** Start SOURCE MATERIAL **

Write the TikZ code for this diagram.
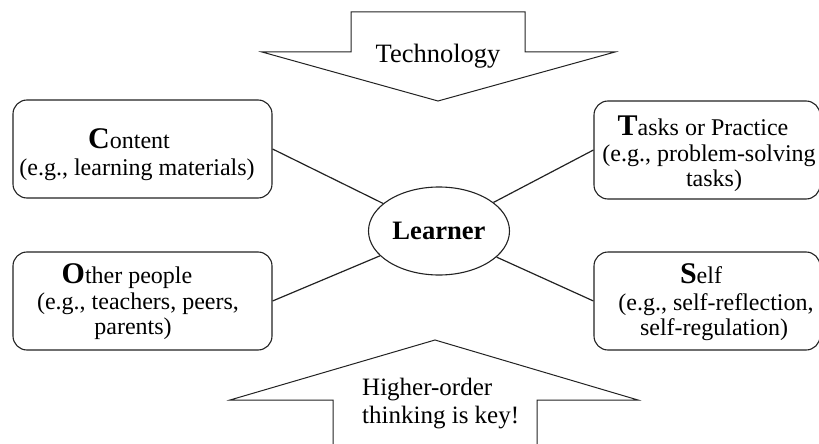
\documentclass[tikz,border=0pt]{standalone}
\usepackage{fontspec}
\setmainfont{Liberation Serif}
\usetikzlibrary{shapes.geometric}
\definecolor{ink}{HTML}{222222}
\tikzset{
  box/.style={draw=ink, rounded corners=14pt, line width=1.1pt, minimum width=259pt, minimum height=98pt, inner sep=0pt},
  rbox/.style={box, minimum width=226pt},
  conn/.style={draw=ink, line width=1.2pt},
  bigarrow/.style={draw=ink, line width=1pt, line join=miter},
  txt/.style={anchor=base, inner sep=0pt, font=\fontsize{24}{25}\selectfont},
  arrtxt/.style={anchor=base west, inner sep=0pt, font=\fontsize{25}{28}\selectfont},
  learnerstyle/.style={ellipse, draw=ink, line width=1.1pt, minimum width=141pt, minimum height=88pt, inner sep=0pt, font=\fontsize{26.6}{28}\selectfont\bfseries}
}
\newcommand\initialletter[1]{{\fontsize{30}{30}\selectfont\bfseries #1}}
\begin{document}
\begin{tikzpicture}[x=1pt,y=-1pt]
\useasboundingbox (0,0) rectangle (819,444);
% arrows
\draw[bigarrow] (351,12) -- (525,12) -- (525,52) -- (615,52) -- (438,101) -- (262,52) -- (351,52) -- cycle;
\draw[bigarrow] (333,444) -- (333,400) -- (230,400) -- (435,340) -- (638,400) -- (537,400) -- (537,444);
\node[anchor=base, inner sep=0pt, font=\fontsize{26.5}{28}\selectfont] (tech) at (438,63) {Technology};
\node[arrtxt] (hot1) at (362,395) {Higher-order};
\node[arrtxt] (hot2) at (362,423) {thinking is key!};
% boxes
\node[box] (content) at (142.5,149) {};
\node[rbox] (tasks) at (707,150) {};
\node[box] (other) at (142.5,301) {};
\node[rbox] (self) at (707,301) {};
\node[learnerstyle] (learner) at (439,231) {Learner};
% connectors
\draw[conn] (content.east) -- (learner);
\draw[conn] (tasks.west) -- (learner);
\draw[conn] (other.east) -- (learner);
\draw[conn] (self.west) -- (learner);
% box texts
\node[txt] (c1) at (129,148) {\initialletter{C}ontent};
\node[txt] (c2) at (137,175) {(e.g., learning materials)};
\node[txt] (t1) at (703,135) {\initialletter{T}asks or Practice};
\node[txt] (t2) at (709,161) {(e.g., problem-solving};
\node[txt] (t3) at (714,186) {tasks)};
\node[txt] (o1) at (127,283) {\initialletter{O}ther people};
\node[txt] (o2) at (138,309) {(e.g., teachers, peers,};
\node[txt] (o3) at (133,334) {parents)};
\node[txt] (s1) at (701,283) {\initialletter{S}elf};
\node[txt] (s2) at (716,310) {(e.g., self-reflection,};
\node[txt] (s3) at (714,335) {self-regulation)};
\end{tikzpicture}
\end{document}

** End SOURCE MATERIAL **

_WHAT YOU ARE ASKED TO DO_.
Without including any pictures, reproduce the listing exactly.

_WRITTEN SOLUTION_.
Write the TikZ code for this diagram.
\documentclass[tikz,border=0pt]{standalone}
\usepackage{fontspec}
\setmainfont{Liberation Serif}
\usetikzlibrary{shapes.geometric}
\definecolor{ink}{HTML}{222222}
\tikzset{
  box/.style={draw=ink, rounded corners=14pt, line width=1.1pt, minimum width=259pt, minimum height=98pt, inner sep=0pt},
  rbox/.style={box, minimum width=226pt},
  conn/.style={draw=ink, line width=1.2pt},
  bigarrow/.style={draw=ink, line width=1pt, line join=miter},
  txt/.style={anchor=base, inner sep=0pt, font=\fontsize{24}{25}\selectfont},
  arrtxt/.style={anchor=base west, inner sep=0pt, font=\fontsize{25}{28}\selectfont},
  learnerstyle/.style={ellipse, draw=ink, line width=1.1pt, minimum width=141pt, minimum height=88pt, inner sep=0pt, font=\fontsize{26.6}{28}\selectfont\bfseries}
}
\newcommand\initialletter[1]{{\fontsize{30}{30}\selectfont\bfseries #1}}
\begin{document}
\begin{tikzpicture}[x=1pt,y=-1pt]
\useasboundingbox (0,0) rectangle (819,444);
% arrows
\draw[bigarrow] (351,12) -- (525,12) -- (525,52) -- (615,52) -- (438,101) -- (262,52) -- (351,52) -- cycle;
\draw[bigarrow] (333,444) -- (333,400) -- (230,400) -- (435,340) -- (638,400) -- (537,400) -- (537,444);
\node[anchor=base, inner sep=0pt, font=\fontsize{26.5}{28}\selectfont] (tech) at (438,63) {Technology};
\node[arrtxt] (hot1) at (362,395) {Higher-order};
\node[arrtxt] (hot2) at (362,423) {thinking is key!};
% boxes
\node[box] (content) at (142.5,149) {};
\node[rbox] (tasks) at (707,150) {};
\node[box] (other) at (142.5,301) {};
\node[rbox] (self) at (707,301) {};
\node[learnerstyle] (learner) at (439,231) {Learner};
% connectors
\draw[conn] (content.east) -- (learner);
\draw[conn] (tasks.west) -- (learner);
\draw[conn] (other.east) -- (learner);
\draw[conn] (self.west) -- (learner);
% box texts
\node[txt] (c1) at (129,148) {\initialletter{C}ontent};
\node[txt] (c2) at (137,175) {(e.g., learning materials)};
\node[txt] (t1) at (703,135) {\initialletter{T}asks or Practice};
\node[txt] (t2) at (709,161) {(e.g., problem-solving};
\node[txt] (t3) at (714,186) {tasks)};
\node[txt] (o1) at (127,283) {\initialletter{O}ther people};
\node[txt] (o2) at (138,309) {(e.g., teachers, peers,};
\node[txt] (o3) at (133,334) {parents)};
\node[txt] (s1) at (701,283) {\initialletter{S}elf};
\node[txt] (s2) at (716,310) {(e.g., self-reflection,};
\node[txt] (s3) at (714,335) {self-regulation)};
\end{tikzpicture}
\end{document}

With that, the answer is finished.